_THE DATA_.
━━━━━━

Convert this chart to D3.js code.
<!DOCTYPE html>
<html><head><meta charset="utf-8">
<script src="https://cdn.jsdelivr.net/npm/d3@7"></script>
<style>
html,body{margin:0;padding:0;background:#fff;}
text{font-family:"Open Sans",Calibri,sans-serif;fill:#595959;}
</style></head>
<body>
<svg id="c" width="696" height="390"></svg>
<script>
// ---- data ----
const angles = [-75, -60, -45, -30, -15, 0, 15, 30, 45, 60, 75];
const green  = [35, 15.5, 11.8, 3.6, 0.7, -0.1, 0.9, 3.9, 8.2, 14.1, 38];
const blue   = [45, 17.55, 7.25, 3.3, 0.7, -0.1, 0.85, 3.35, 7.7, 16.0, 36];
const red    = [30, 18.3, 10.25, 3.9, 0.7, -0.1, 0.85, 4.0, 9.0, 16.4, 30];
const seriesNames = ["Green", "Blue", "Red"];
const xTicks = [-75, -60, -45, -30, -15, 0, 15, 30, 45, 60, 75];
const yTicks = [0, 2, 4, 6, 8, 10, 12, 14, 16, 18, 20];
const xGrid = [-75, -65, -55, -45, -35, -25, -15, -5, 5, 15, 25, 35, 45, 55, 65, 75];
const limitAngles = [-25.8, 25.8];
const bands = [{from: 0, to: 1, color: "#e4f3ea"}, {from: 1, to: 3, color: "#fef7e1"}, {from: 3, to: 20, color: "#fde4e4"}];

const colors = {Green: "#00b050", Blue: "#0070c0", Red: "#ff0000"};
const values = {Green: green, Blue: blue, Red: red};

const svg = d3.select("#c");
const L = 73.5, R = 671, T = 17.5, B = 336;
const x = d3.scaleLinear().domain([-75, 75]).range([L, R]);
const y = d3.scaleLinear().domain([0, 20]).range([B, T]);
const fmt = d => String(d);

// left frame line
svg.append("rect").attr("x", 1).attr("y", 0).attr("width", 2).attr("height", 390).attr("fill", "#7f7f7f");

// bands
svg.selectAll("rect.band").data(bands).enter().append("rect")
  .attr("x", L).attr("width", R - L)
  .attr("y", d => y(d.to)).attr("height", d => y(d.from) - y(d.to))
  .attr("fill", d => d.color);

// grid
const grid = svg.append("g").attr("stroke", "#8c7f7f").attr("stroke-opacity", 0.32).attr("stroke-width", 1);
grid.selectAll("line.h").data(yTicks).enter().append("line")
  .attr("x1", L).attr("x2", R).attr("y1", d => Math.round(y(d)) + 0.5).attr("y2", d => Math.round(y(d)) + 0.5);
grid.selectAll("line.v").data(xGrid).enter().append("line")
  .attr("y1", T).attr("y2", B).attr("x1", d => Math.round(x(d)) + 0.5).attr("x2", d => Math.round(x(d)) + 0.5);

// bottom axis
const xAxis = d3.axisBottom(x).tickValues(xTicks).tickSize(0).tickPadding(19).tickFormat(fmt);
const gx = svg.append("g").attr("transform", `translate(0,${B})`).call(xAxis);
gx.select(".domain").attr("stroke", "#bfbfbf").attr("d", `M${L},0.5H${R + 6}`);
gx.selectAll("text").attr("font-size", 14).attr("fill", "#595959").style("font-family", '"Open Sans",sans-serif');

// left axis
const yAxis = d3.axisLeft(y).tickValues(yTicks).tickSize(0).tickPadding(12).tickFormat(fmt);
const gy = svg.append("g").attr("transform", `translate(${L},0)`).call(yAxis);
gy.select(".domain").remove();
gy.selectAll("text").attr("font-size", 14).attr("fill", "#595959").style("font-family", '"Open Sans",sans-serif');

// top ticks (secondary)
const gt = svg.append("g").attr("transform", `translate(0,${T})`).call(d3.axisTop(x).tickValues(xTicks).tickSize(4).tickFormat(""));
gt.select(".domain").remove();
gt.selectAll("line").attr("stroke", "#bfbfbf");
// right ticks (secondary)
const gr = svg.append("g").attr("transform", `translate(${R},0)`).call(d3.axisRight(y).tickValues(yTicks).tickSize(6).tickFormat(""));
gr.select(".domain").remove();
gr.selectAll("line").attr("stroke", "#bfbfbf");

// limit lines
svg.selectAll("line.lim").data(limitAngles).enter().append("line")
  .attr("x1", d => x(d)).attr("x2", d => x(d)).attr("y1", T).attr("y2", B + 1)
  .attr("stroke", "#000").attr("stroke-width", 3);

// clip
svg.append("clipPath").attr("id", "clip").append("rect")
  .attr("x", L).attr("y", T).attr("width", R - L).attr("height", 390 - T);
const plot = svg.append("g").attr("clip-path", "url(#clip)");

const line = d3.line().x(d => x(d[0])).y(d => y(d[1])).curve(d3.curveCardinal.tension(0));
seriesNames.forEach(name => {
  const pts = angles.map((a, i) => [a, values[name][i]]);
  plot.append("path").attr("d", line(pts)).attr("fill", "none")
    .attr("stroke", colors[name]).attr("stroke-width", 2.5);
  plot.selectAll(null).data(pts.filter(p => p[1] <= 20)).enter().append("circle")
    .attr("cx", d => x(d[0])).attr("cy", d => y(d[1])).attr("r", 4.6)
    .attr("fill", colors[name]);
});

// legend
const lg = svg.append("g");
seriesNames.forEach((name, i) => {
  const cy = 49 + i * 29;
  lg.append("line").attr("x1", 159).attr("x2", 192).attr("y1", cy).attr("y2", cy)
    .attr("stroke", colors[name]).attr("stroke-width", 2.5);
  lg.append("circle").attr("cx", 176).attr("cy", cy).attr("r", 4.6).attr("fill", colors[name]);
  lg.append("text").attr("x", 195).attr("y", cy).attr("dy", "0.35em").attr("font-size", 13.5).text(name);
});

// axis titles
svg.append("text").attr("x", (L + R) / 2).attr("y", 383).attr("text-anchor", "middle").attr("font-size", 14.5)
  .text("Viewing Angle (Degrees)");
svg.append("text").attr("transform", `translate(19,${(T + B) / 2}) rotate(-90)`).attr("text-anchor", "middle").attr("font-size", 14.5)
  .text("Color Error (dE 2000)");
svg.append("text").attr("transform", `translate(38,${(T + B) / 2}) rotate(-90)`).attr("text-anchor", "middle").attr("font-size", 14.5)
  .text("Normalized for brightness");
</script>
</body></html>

━━━━━━

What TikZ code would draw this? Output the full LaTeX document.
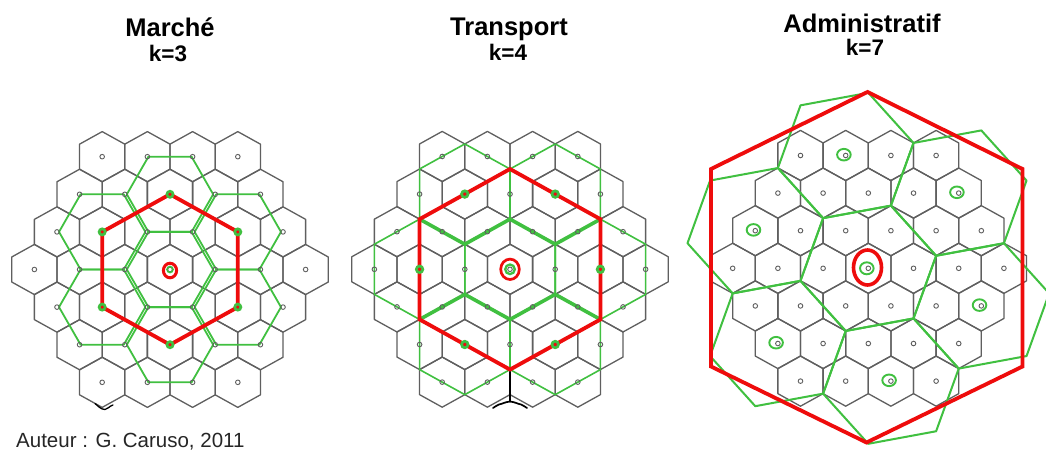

━━━━━━

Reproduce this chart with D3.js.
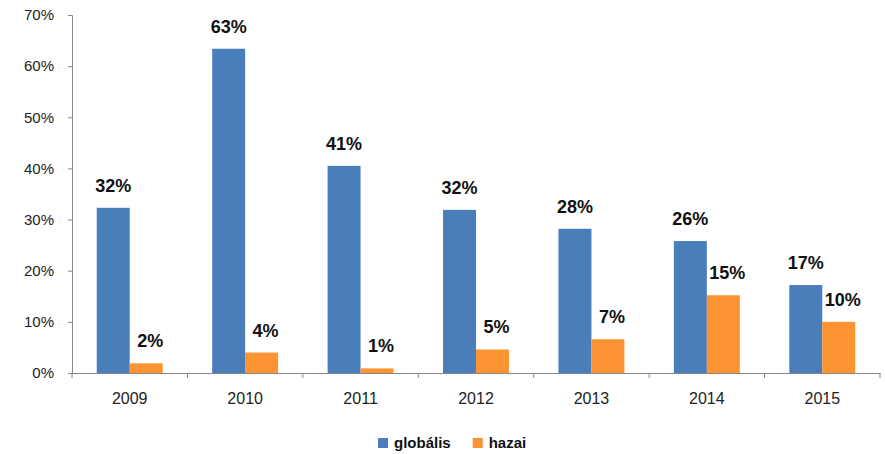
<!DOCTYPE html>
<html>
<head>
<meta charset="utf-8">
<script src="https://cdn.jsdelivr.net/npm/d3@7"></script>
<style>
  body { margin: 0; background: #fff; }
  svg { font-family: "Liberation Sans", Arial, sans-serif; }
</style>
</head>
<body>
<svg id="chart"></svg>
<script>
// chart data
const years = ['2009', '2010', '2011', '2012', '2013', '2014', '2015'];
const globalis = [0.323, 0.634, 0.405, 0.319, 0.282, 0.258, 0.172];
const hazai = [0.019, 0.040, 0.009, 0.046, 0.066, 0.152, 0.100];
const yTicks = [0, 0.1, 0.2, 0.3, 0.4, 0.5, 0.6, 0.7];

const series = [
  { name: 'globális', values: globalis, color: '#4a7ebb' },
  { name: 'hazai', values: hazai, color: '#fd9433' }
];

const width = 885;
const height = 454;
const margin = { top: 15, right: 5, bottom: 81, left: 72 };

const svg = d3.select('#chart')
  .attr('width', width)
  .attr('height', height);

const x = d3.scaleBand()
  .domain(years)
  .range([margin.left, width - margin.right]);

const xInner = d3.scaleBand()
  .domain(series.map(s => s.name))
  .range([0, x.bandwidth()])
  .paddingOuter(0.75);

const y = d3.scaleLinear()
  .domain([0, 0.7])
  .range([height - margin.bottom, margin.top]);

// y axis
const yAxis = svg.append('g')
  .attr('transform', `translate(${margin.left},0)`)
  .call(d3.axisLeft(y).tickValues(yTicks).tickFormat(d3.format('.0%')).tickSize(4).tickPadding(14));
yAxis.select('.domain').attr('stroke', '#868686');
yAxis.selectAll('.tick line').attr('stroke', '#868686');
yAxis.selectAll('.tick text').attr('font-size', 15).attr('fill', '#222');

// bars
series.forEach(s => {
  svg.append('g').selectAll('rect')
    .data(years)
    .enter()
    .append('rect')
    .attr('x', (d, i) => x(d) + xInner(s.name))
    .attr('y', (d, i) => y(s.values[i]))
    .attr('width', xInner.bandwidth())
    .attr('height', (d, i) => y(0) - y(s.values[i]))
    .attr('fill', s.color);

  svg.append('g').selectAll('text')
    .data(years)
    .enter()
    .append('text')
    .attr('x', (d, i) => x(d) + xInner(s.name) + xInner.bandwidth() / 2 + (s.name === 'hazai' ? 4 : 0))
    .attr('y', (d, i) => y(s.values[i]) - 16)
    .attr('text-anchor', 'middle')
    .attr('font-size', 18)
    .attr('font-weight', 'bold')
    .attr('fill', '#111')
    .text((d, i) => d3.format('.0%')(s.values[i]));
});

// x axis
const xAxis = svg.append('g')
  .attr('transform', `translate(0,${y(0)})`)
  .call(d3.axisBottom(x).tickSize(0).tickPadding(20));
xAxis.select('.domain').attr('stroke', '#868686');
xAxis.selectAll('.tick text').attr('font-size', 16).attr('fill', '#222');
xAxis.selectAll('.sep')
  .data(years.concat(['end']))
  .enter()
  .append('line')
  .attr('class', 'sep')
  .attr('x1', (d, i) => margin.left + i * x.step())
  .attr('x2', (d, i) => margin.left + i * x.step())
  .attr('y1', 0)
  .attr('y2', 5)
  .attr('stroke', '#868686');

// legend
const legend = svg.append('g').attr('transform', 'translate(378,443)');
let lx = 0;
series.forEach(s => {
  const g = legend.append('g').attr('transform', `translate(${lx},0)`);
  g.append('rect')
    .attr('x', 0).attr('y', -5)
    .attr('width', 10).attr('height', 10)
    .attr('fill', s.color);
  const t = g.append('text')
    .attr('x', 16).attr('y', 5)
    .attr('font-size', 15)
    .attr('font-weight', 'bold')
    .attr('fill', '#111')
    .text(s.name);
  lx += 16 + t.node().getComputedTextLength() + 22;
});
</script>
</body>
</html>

━━━━━━

_INSTRUCTIONS TO FOLLOW_.
From the data, pick out every line that includes "code".

_RESULT_.
Convert this chart to D3.js code.
What TikZ code would draw this? Output the full LaTeX document.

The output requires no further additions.